BEIS published a call for views by the Sir Donald Brydon Independent Review on the quality and effectiveness of audit earlier in April. The review will examine the current statutory audit framework in the UK and make recommendations on improvements that will better meet the needs of users and serve the public interest, as well as the changes (including to company law) that may be needed to facilitate those improvements. The deadline for responses is 7 June 2019.
The House of Commons BEIS Committee has also published The Future of Audit report, which includes wide-ranging and significant conclusions and recommendations about the current state of corporate audits. The report endorses the CMA’s proposed operational split between “audit” and “non-audit” functions in the “big four” accounting firms but argues in favour of a structural break up.
Executive remuneration reform
A BEIS Select Committee report has made several recommendations on reforming executive remuneration. These include that:
- Companies be required to appoint at least one employee representative to the remuneration committee.
- Pay ratio reporting requirements be expanded to include all organisations with over 250 employees.
- A requirement be introduced to publish the ratio between CEO and the lowest pay band, as well as the bottom quartile.
Draft regulations on directors’ remuneration (the draft Companies (Directors’ Remuneration Policy and Directors Remuneration Report) Regulations 2019) have also been published. If approved in their current form, the draft regulations will come into force on 10 June 2019.
Cyber security breaches
A government survey highlights the continued upward trajectory of cyber security as both a risk and near-universal concern for organisations. The Cyber Security Breaches Survey 2019 is a quantitative and qualitative analysis of how UK businesses and charities respond to cyber security threats and the impact of these threats on their operations. This blog post discusses the key takeaways from the survey.
Artificial intelligence auditing
The Information Commissioner’s Office (ICO) has published details of the proposed structure, core components and areas of focus of its new auditing framework for artificial intelligence (AI). The ICO has identified raising organisations’ understanding of good governance and accountability practice and their awareness of key data protection risk areas specific to AI, as the key components of its auditing framework. This blog post explores why in-house lawyers need to be aware of, and even participate in, the evolving framework.

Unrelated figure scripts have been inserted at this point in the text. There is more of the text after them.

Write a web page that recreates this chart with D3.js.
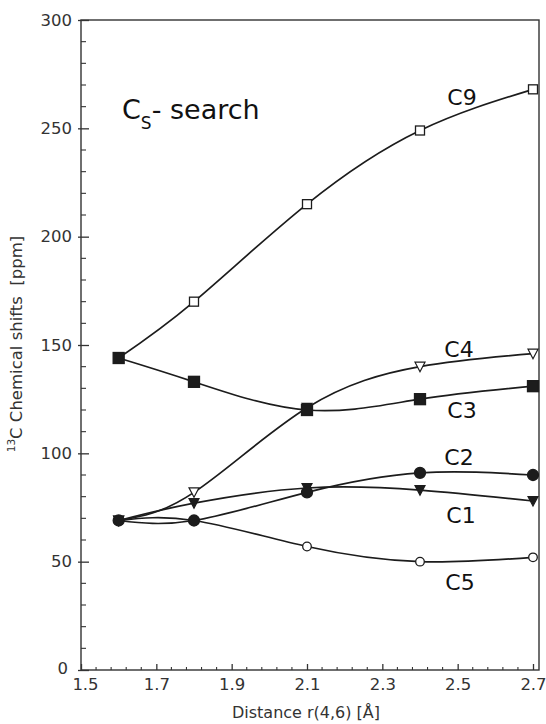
<!DOCTYPE html>
<html>
<head>
<meta charset="utf-8">
<script src="https://cdn.jsdelivr.net/npm/d3@7/dist/d3.min.js"></script>
<style>
  html, body { margin: 0; padding: 0; background: #fff; }
  svg { display: block; font-family: "DejaVu Sans", Verdana, sans-serif; }
</style>
</head>
<body>
<svg id="chart" width="546" height="724"></svg>
<script>
// ---- data ----
const distances = [1.6, 1.8, 2.1, 2.4, 2.7];
const C9 = [144, 170, 215, 249, 268];
const C4 = [69, 82, 121, 140, 146];
const C3 = [144, 133, 120, 125, 131];
const C2 = [69, 69, 82, 91, 90];
const C1 = [69, 77, 84, 83, 78];
const C5 = [69, 69, 57, 50, 52];
const xTickLabels = ["1.5", "1.7", "1.9", "2.1", "2.3", "2.5", "2.7"];
const yTickLabels = ["0", "50", "100", "150", "200", "250", "300"];

const series = [
  { name: "C9", values: C9, marker: "square", filled: false, label: [462, 105] },
  { name: "C4", values: C4, marker: "triangle", filled: false, label: [459, 357] },
  { name: "C1", values: C1, marker: "triangle", filled: true, label: [461, 523] },
  { name: "C5", values: C5, marker: "circle", filled: false, label: [460, 590] },
  { name: "C3", values: C3, marker: "square", filled: true, label: [462, 418] },
  { name: "C2", values: C2, marker: "circle", filled: true, label: [459, 465] }
];

// ---- layout ----
const svg = d3.select("#chart");
const pL = 81, pR = 539, pT = 20, pB = 670;
const x = d3.scaleLinear().domain([1.5, 2.7]).range([pL, 533]);
const y = d3.scaleLinear().domain([0, 300]).range([pB, pT]);
const ink = "#1c1c1c";

// frame
svg.append("rect")
  .attr("x", pL).attr("y", pT)
  .attr("width", pR - pL).attr("height", pB - pT)
  .attr("fill", "none").attr("stroke", "#333").attr("stroke-width", 1.4);

// y axis labels via d3 axis
const yMajor = yTickLabels.map(Number);
const yAxis = d3.axisLeft(y).tickValues(yMajor).tickFormat((d, i) => yTickLabels[i])
  .tickSizeInner(-8).tickSizeOuter(0).tickPadding(9);
const gy = svg.append("g").attr("transform", `translate(${pL},0)`).call(yAxis);
gy.select(".domain").remove();
gy.selectAll(".tick line").attr("stroke", "#333").attr("stroke-width", 1.3).attr("x1", -3);
gy.selectAll(".tick text").attr("font-size", 16.5).attr("fill", "#333")
  .attr("font-family", "DejaVu Sans, Verdana, sans-serif");
gy.selectAll(".tick text").filter(d => d === 0).attr("dy", "0.2em").attr("x", -13);

// y minor ticks
const yMinor = d3.range(0, 301, 10).filter(v => v % 50 !== 0);
svg.append("g").selectAll("line").data(yMinor).join("line")
  .attr("x1", pL).attr("x2", pL + 5)
  .attr("y1", d => y(d)).attr("y2", d => y(d))
  .attr("stroke", "#333").attr("stroke-width", 1.1);

// x axis labels via d3 axis
const xMajor = xTickLabels.map(Number);
const xAxis = d3.axisBottom(x).tickValues(xMajor).tickFormat((d, i) => xTickLabels[i])
  .tickSizeInner(-6).tickSizeOuter(0).tickPadding(8);
const gx = svg.append("g").attr("transform", `translate(0,${pB})`).call(xAxis);
gx.select(".domain").remove();
gx.selectAll(".tick line").attr("stroke", "#333").attr("stroke-width", 1.3);
gx.selectAll(".tick text").attr("font-size", 16.5).attr("fill", "#333")
  .attr("font-family", "DejaVu Sans, Verdana, sans-serif");
gx.selectAll(".tick text").filter(d => d === 1.5).attr("dx", 4);

// x minor ticks every 0.04
const xMinor = d3.range(0, 31).map(i => 1.5 + i * 0.04).filter((v, i) => i % 5 !== 0);
svg.append("g").selectAll("line").data(xMinor).join("line")
  .attr("x1", d => x(d)).attr("x2", d => x(d))
  .attr("y1", pB).attr("y2", pB - 3)
  .attr("stroke", "#333").attr("stroke-width", 1.1);

// axis titles
svg.append("text")
  .attr("x", 306).attr("y", 718)
  .attr("text-anchor", "middle").attr("font-size", 16).attr("fill", "#333")
  .text("Distance r(4,6) [Å]");

const yt = svg.append("text")
  .attr("transform", "translate(22,344) rotate(-90)")
  .attr("text-anchor", "middle").attr("font-size", 16.5).attr("fill", "#333");
yt.append("tspan").attr("font-size", 10.5).attr("dy", -7).text("13");
yt.append("tspan").attr("dy", 7).text("C Chemical shifts\u00A0\u00A0[ppm]");

// title
const title = svg.append("text").attr("x", 122).attr("y", 119)
  .attr("font-size", 27).attr("fill", "#111");
title.append("tspan").text("C");
title.append("tspan").attr("font-size", 17).attr("dy", 10).text("S");
title.append("tspan").attr("dy", -10).text("- search");

// lines
const line = d3.line().x((d, i) => x(distances[i])).y(d => y(d)).curve(d3.curveNatural);
const gl = svg.append("g");
series.forEach(s => {
  gl.append("path").attr("d", line(s.values))
    .attr("fill", "none").attr("stroke", ink).attr("stroke-width", 1.7);
});

// markers
const gm = svg.append("g");
const order = ["C9", "C5", "C4", "C1", "C3", "C2"];
order.forEach(nm => {
  const s = series.find(t => t.name === nm);
  s.values.forEach((v, i) => {
    const cx = x(distances[i]), cy = y(v);
    const fill = s.filled ? ink : "#fff";
    if (s.marker === "square") {
      const h = s.filled ? 5.5 : 4.5;
      gm.append("rect").attr("x", cx - h).attr("y", cy - h)
        .attr("width", 2 * h).attr("height", 2 * h)
        .attr("fill", fill).attr("stroke", ink).attr("stroke-width", 1.3);
    } else if (s.marker === "circle") {
      const r = s.filled ? 5.5 : 4.3;
      gm.append("circle").attr("cx", cx).attr("cy", cy).attr("r", r)
        .attr("fill", fill).attr("stroke", ink).attr("stroke-width", 1.3);
    } else {
      const w = 5;
      gm.append("path")
        .attr("d", `M${cx - w},${cy - 4.5}L${cx + w},${cy - 4.5}L${cx},${cy + 5}Z`)
        .attr("fill", fill).attr("stroke", ink).attr("stroke-width", 1.2);
    }
  });
});

// series labels
svg.append("g").selectAll("text").data(series).join("text")
  .attr("x", d => d.label[0]).attr("y", d => d.label[1])
  .attr("text-anchor", "middle").attr("font-size", 22).attr("fill", "#111")
  .text(d => d.name);
</script>
</body>
</html>
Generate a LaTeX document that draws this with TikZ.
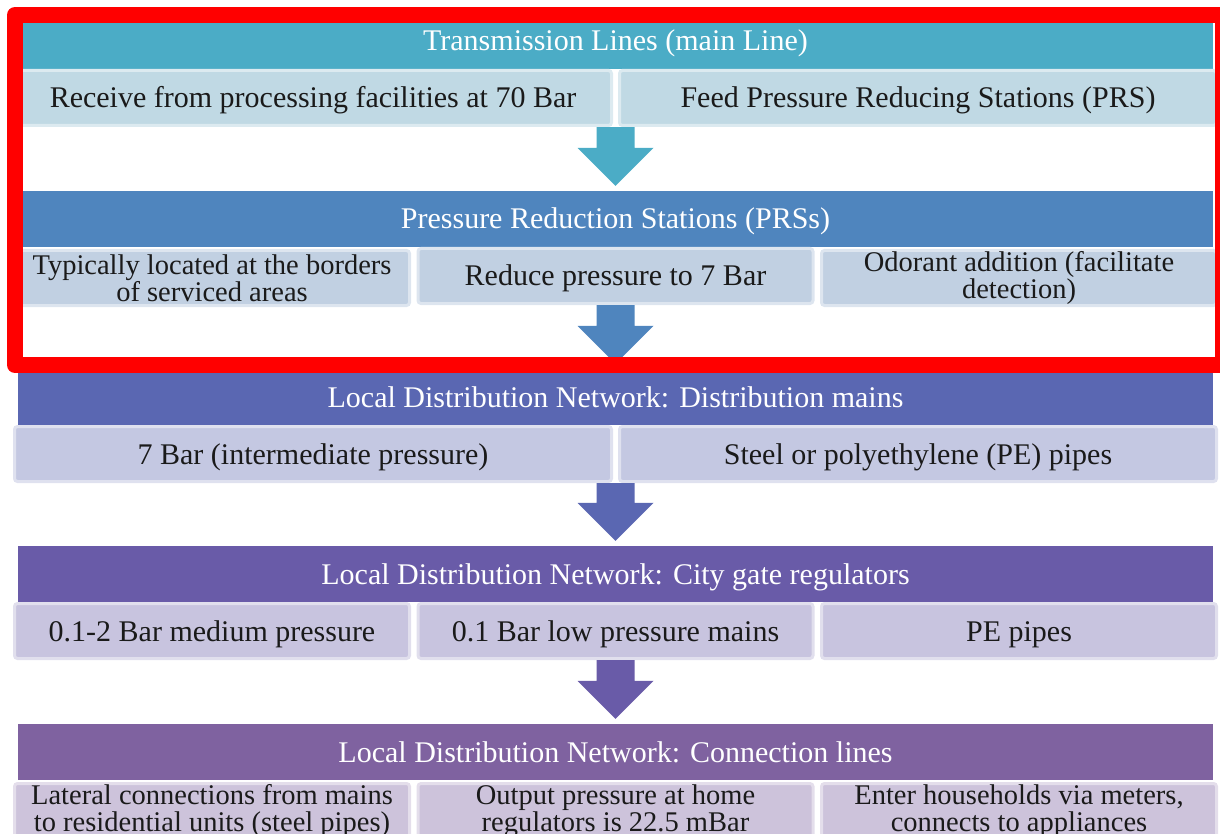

Auditing compliance with modern slavery statements
The government has put out a tender seeking an organisation to support it in undertaking an audit of compliance with section 54 of the Modern Slavery Act 2015. The government had previously contacted the chief executives of over 17,000 UK companies regarding their duty to comply with section 54 and warning that a list of non-compliant companies would be published following an audit of the required statements. According to a summary of the contract terms placed on the gov.uk website, the contract concludes on 24 May 2019.
Dates for your diary
7 May 2019
Deadline for BEIS’s call for evidence on the Consumer Contracts (Information, Cancellation and Additional Charges) Regulations 2013.
8 May 2019
EUIPO consultation on common practice for assessing online disclosure of designs ends.
24 May 2019
- Closing date of the consultation on preventing abuse of the payable R&D tax credit for SMEs.
- Applications for the ICO’s beta phase of its sandbox close.
- Closing date for comments on the European Data Protection Board’s guidelines on processing personal data in the context of online services.
27 May 2019
Closing date for comments on the European Commission’s consultation on the vertical agreements block exemption.
28 May 2019
Closing date for HMRC consultation on extending the off-payroll working rules to the private sector from 6 April 2020.
29 May 2019
- Regulation (EU) 2018/1807 on a framework for free flow of non-personal data in the EU begins to apply.
- Deadline for the European Commission to publish guidance on the Regulation on the free flow of non-personal data and the GDPR.